D'autre part, l'inflation a un impact réel sur la fréquentation des commerces et les habitudes d'achat. Le dernier baromètre Bonial-Opinionway (décembre 2022) en est une parfaite illustration : seuls 45% des Français disent pouvoir encore se faire plaisir à l’occasion des courses alimentaires... soit dix points de moins qu'en mars 2022. Si cela touche en premier lieu la grande distribution, le secteur de la boulangerie-pâtisserie est touché : réduction des dépenses sur les achats "non-essentiels" (viennoiserie, pâtisserie, chocolaterie...) et de la fréquence de visite, sélection des produits plus accessibles (baguette de pain courant, pâtisseries boulangères, ...)... tous les leviers à disposition sont mis en oeuvre afin de réduire le coût d'une alimentation qui semble peser toujours plus lourd dans le budget des ménages.

Tout est une question de ressenti : si les Français sont attachés à leurs artisans, ils semblent peu enclins à engager tous les efforts nécessaires pour assurer leur survie. Cela passerait notamment par l'acceptation des hausses de prix, que de nombreux artisans pensent aujourd'hui atteindre une forme de "plafond d'acceptabilité". Dans une interview donnée au média Lyon Capitale, le boulanger Meilleur Ouvrier de France (MOF) François Pozzoli indiquait penser avoir atteint "le prix psychologique de la baguette de pain" avec une Tradition tarifée à 1,20€. Du côté de la Fédération des Entreprises de Boulangerie, on estime ce seuil à 1,50€ selon les données obtenues auprès des adhérents de l'organisation.
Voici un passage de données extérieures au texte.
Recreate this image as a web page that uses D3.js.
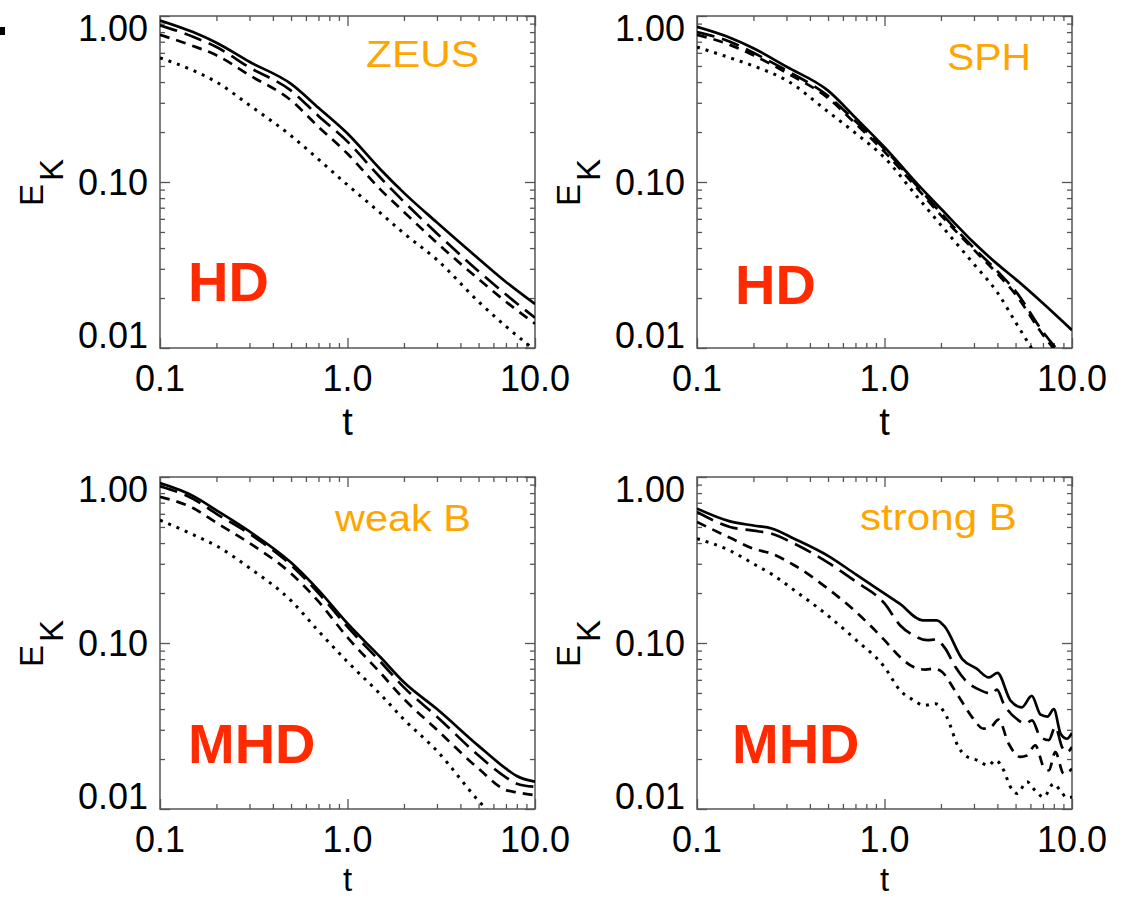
<!DOCTYPE html>
<html><head><meta charset="utf-8">
<script src="https://cdn.jsdelivr.net/npm/d3@7"></script>
<style>body{margin:0;background:#fff}svg{display:block}</style>
</head><body>
<svg id="chart" width="1124" height="898"></svg>
<script>
// ---------- data ----------
const xTickLabels = ["0.1", "1.0", "10.0"];
const yTickLabels = ["0.01", "0.10", "1.00"];
const xMajor = [0.1, 1, 10];
const yMajor = [0.01, 0.1, 1];

// ZEUS (HD)
const zeusT      = [0.1,0.15,0.2,0.3,0.5,0.7,1,1.5,2,3,5,7,10];
const zeusSolid  = [0.94,0.80,0.69,0.53,0.39,0.28,0.196,0.119,0.086,0.057,0.0345,0.025,0.0184];
const zeusLong   = [0.88,0.75,0.65,0.49,0.355,0.25,0.175,0.106,0.076,0.049,0.029,0.021,0.0152];
const zeusShort  = [0.77,0.66,0.58,0.44,0.31,0.215,0.148,0.09,0.066,0.043,0.026,0.019,0.014];
const zeusDot    = [0.56,0.47,0.40,0.29,0.19,0.137,0.096,0.065,0.049,0.034,0.019,0.0135,0.0097];

// SPH (HD)
const sphT      = [0.1,0.15,0.2,0.3,0.5,0.7,1,1.5,2,3,4,5,7,10];
const sphSolid  = [0.86,0.74,0.64,0.495,0.355,0.244,0.162,0.097,0.069,0.043,0.032,0.026,0.0186,0.0128];
const sphLong   = [0.80,0.70,0.60,0.47,0.33,0.232,0.158,0.094,0.065,0.040,0.029,0.022,0.0125,0.0078];
const sphShort  = [0.77,0.67,0.58,0.455,0.32,0.225,0.152,0.091,0.063,0.039,0.028,0.021,0.0120,0.0074];
const sphDot    = [0.65,0.56,0.50,0.41,0.265,0.197,0.14,0.081,0.055,0.032,0.0216,0.0143,0.0077,0.004];

// weak B (MHD)
const weakT      = [0.1,0.15,0.2,0.3,0.5,0.7,1,1.5,2,3,5,7,8,10];
const weakSolid  = [0.92,0.77,0.63,0.47,0.305,0.208,0.131,0.082,0.058,0.040,0.024,0.0175,0.0158,0.0146];
const weakLong   = [0.88,0.74,0.60,0.455,0.295,0.20,0.125,0.077,0.054,0.036,0.021,0.0155,0.0142,0.0136];
const weakShort  = [0.76,0.65,0.53,0.40,0.262,0.178,0.108,0.066,0.046,0.030,0.0175,0.0130,0.0126,0.0121];
const weakDot    = [0.55,0.45,0.385,0.283,0.18,0.118,0.077,0.049,0.0346,0.0224,0.0112,0.0075,0.0065,0.0045];

// strong B (MHD)
const strongSolidT = [0.1,0.15,0.2,0.25,0.33,0.5,0.7,0.9,1.2,1.6,1.9,2.1,2.6,3.1,3.6,4.0,4.7,5.4,6.1,6.8,7.4,8.0,8.7,9.4,10];
const strongSolid  = [0.645,0.54,0.51,0.49,0.425,0.335,0.26,0.215,0.173,0.137,0.137,0.125,0.080,0.070,0.062,0.066,0.045,0.041,0.048,0.037,0.036,0.040,0.0284,0.0265,0.0287];
const strongLongT  = [0.1,0.15,0.2,0.25,0.33,0.5,0.7,1.0,1.21,1.43,1.69,1.87,2.11,2.39,2.7,3.24,3.74,3.98,4.32,5.19,5.64,6.12,6.78,7.52,8.15,8.85,9.4,10];
const strongLong   = [0.615,0.50,0.475,0.455,0.397,0.305,0.235,0.173,0.128,0.111,0.104,0.105,0.0925,0.0716,0.0596,0.052,0.0495,0.0524,0.0431,0.0342,0.0327,0.0342,0.0272,0.026,0.0312,0.0236,0.022,0.0236];
const strongShortT = [0.1,0.15,0.2,0.25,0.33,0.5,0.7,1.0,1.21,1.43,1.65,1.83,2.03,2.34,2.63,2.93,3.38,3.67,4.06,4.59,5.3,5.75,6.37,7.06,7.52,8.15,9.03,10];
const strongShort  = [0.536,0.43,0.37,0.345,0.294,0.212,0.155,0.104,0.0824,0.0716,0.0692,0.070,0.0669,0.0531,0.0431,0.0358,0.0305,0.031,0.0345,0.0248,0.0206,0.021,0.0242,0.0179,0.0171,0.022,0.0163,0.0175];
const strongDotT   = [0.1,0.15,0.2,0.25,0.33,0.5,0.7,1.0,1.21,1.43,1.62,1.87,2.15,2.48,2.7,3.11,3.59,3.9,4.32,4.69,5.1,5.75,6.37,7.06,7.98,8.67,9.4,10];
const strongDot    = [0.425,0.36,0.30,0.26,0.208,0.146,0.105,0.0716,0.0519,0.0452,0.0421,0.0431,0.0358,0.0236,0.021,0.0197,0.0183,0.0197,0.0171,0.0136,0.0124,0.0146,0.0129,0.0118,0.0142,0.0129,0.0117,0.0118];

const methodLabels = ["ZEUS", "SPH", "weak B", "strong B"];
const physLabels = ["HD", "HD", "MHD", "MHD"];

// ---------- layout / style ----------
const W = 375, H = 332;
const FONT = "'Liberation Sans', Arial, Helvetica, sans-serif";
const ORANGE = "#ffa500", RED = "#ff2a00", FRAME = "#555";
const styles = {
  solid: null,
  long: "18,8",
  short: "10,7",
  dot: "3,6"
};

const panels = [
  {x0:160, y0:16,  method:0, mx:206, my:51, mlen:113, px:28, py:285, ty:87, tfs:38,
   series:[[zeusT,zeusSolid,"solid"],[zeusT,zeusLong,"long"],[zeusT,zeusShort,"short"],[zeusT,zeusDot,"dot"]]},
  {x0:697, y0:16,  method:1, mx:250, my:54, mlen:84, px:38, py:288, ty:87, tfs:38,
   series:[[sphT,sphSolid,"solid"],[sphT,sphLong,"long"],[sphT,sphShort,"short"],[sphT,sphDot,"dot"]]},
  {x0:160, y0:477, method:2, mx:175, my:54, mlen:136, px:28, py:286, ty:82, tfs:33,
   series:[[weakT,weakSolid,"solid"],[weakT,weakLong,"long"],[weakT,weakShort,"short"],[weakT,weakDot,"dot"]]},
  {x0:697, y0:477, method:3, mx:163, my:53, mlen:157, px:35, py:286, ty:82, tfs:33,
   series:[[strongSolidT,strongSolid,"solid"],[strongLongT,strongLong,"long"],[strongShortT,strongShort,"short"],[strongDotT,strongDot,"dot"]]}
];

const svg = d3.select("#chart");
svg.append("rect").attr("x",0).attr("y",27).attr("width",5).attr("height",8).attr("fill","#000");

const xMinor = [], yMinor = [];
[0.1,1].forEach(d => { for (let k=2;k<=9;k++) xMinor.push(d*k); });
[0.01,0.1].forEach(d => { for (let k=2;k<=9;k++) yMinor.push(d*k); });

panels.forEach((p, i) => {
  const g = svg.append("g").attr("transform", `translate(${p.x0},${p.y0})`);
  const x = d3.scaleLog().domain([0.1, 10]).range([0, W]);
  const y = d3.scaleLog().domain([0.01, 1]).range([H, 0]);

  const cid = "clip" + i;
  g.append("clipPath").attr("id", cid).append("rect").attr("width", W).attr("height", H);

  // ticks (inward, on all four sides)
  const tickStyle = sel => { sel.select(".domain").remove(); sel.selectAll("line").attr("stroke", FRAME).attr("stroke-width", 1.3); sel.selectAll("text").remove(); };
  g.append("g").attr("transform",`translate(0,${H})`).call(d3.axisBottom(x).tickValues(xMajor).tickSize(-10).tickFormat("")).call(tickStyle);
  g.append("g").attr("transform",`translate(0,${H})`).call(d3.axisBottom(x).tickValues(xMinor).tickSize(-5).tickFormat("")).call(tickStyle);
  g.append("g").call(d3.axisTop(x).tickValues(xMajor).tickSize(-10).tickFormat("")).call(tickStyle);
  g.append("g").call(d3.axisTop(x).tickValues(xMinor).tickSize(-5).tickFormat("")).call(tickStyle);
  g.append("g").call(d3.axisLeft(y).tickValues(yMajor).tickSize(-10).tickFormat("")).call(tickStyle);
  g.append("g").call(d3.axisLeft(y).tickValues(yMinor).tickSize(-5).tickFormat("")).call(tickStyle);
  g.append("g").attr("transform",`translate(${W},0)`).call(d3.axisRight(y).tickValues(yMajor).tickSize(-10).tickFormat("")).call(tickStyle);
  g.append("g").attr("transform",`translate(${W},0)`).call(d3.axisRight(y).tickValues(yMinor).tickSize(-5).tickFormat("")).call(tickStyle);

  // frame
  g.append("rect").attr("width", W).attr("height", H).attr("fill","none").attr("stroke", FRAME).attr("stroke-width", 1.5);

  // curves
  const line = d3.line().x(d => x(d[0])).y(d => y(d[1])).curve(d3.curveMonotoneX);
  const lg = g.append("g").attr("clip-path", `url(#${cid})`);
  p.series.forEach(([ts, es, st]) => {
    const pts = ts.map((t, j) => [t, es[j]]);
    lg.append("path").attr("d", line(pts)).attr("fill","none").attr("stroke","#000")
      .attr("stroke-width", st === "dot" ? 3 : 2.7)
      .attr("stroke-dasharray", styles[st]);
  });

  // x tick labels
  xMajor.forEach((v, j) => {
    g.append("text").attr("x", x(v)).attr("y", H + 43).attr("text-anchor","middle")
      .attr("font-family", FONT).attr("font-size", 36).text(xTickLabels[j]);
  });
  // y tick labels (kept inside the frame's vertical extent)
  yMajor.forEach((v, j) => {
    let by = y(v) + 13;
    if (j === 0) by = H;
    if (j === 2) by = 25;
    g.append("text").attr("x", -12).attr("y", by).attr("text-anchor","end")
      .attr("font-family", FONT).attr("font-size", 36).text(yTickLabels[j]);
  });

  // axis titles
  g.append("text").attr("x", W/2).attr("y", H + p.ty).attr("text-anchor","middle")
    .attr("font-family", FONT).attr("font-size", p.tfs).text("t");
  const ek = g.append("text").attr("transform", `translate(-117,${H/2 + 24}) rotate(-90)`)
    .attr("font-family", FONT).attr("font-size", 33);
  ek.append("tspan").text("E");
  ek.append("tspan").attr("dy", 20).attr("dx", 3).text("K");

  // annotations
  g.append("text").attr("x", p.mx).attr("y", p.my).attr("font-family", FONT).attr("font-size", 36)
    .attr("fill", ORANGE).attr("textLength", p.mlen).attr("lengthAdjust","spacingAndGlyphs")
    .text(methodLabels[p.method]);
  g.append("text").attr("x", p.px).attr("y", p.py).attr("font-family", FONT).attr("font-size", 56)
    .attr("font-weight","bold").attr("fill", RED).text(physLabels[i]);
});
</script>
</body></html>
La Confédération Nationale de la Boulangerie-Pâtisserie Française (CNBPF) appelle les artisans à augmenter les prix du pain de 3 à 5% pour couvrir la hausse des prix de l'énergie, qui devraient être doublés pour de nombreux professionnels (et non plus multipliés par 4, 6 ou 10, suite à l'annonce d'un plafonnement des prix)... avec le risque non négligeable de perdre à nouveau des clients.
Cette solidarité en pointillés se prouve par les chiffres : s'il fallait 10,2 minutes de travail pour s'offrir une baguette de pain courant en 1970, deux fois moins de temps était nécessaire en 2021 (5,2 minutes). Signe qu'au moment de passer en caisse, les priorités des consommateurs sont différentes de celles exprimées. 

Néanmoins, la mise en lumière du métier qui est faite aujourd'hui est aussi utile que douloureuse. Elle met l'accent sur la fragilité des entreprises de boulangerie, qui génèrent de l'emploi et forment des jeunes... autant de missions qu'elles ne pourraient plus remplir en cas de défaillances massives. Derrière de grandes réussites et une image positive renvoyée par des émissions de télévision populaires, la réalité du quotidien d'un artisan boulanger-pâtissier est complexe. La naissance de nouveaux mouvements de protestation au sein des rangs de la profession, en dehors des outils de représentation traditionnels, pourrait participer à transformer durablement les habitudes et la vision du métier. Au delà du souhait d'obtenir des aides afin d'assurer la pérennité des entreprises, c'est le modèle même de la boulangerie française qui est en question : son savoir-faire et sa diversité sont en danger de longue date, ce qui devient aujourd'hui criant et nécessite des actions urgentes, dont une partie sont aux mains des boulangers eux-mêmes.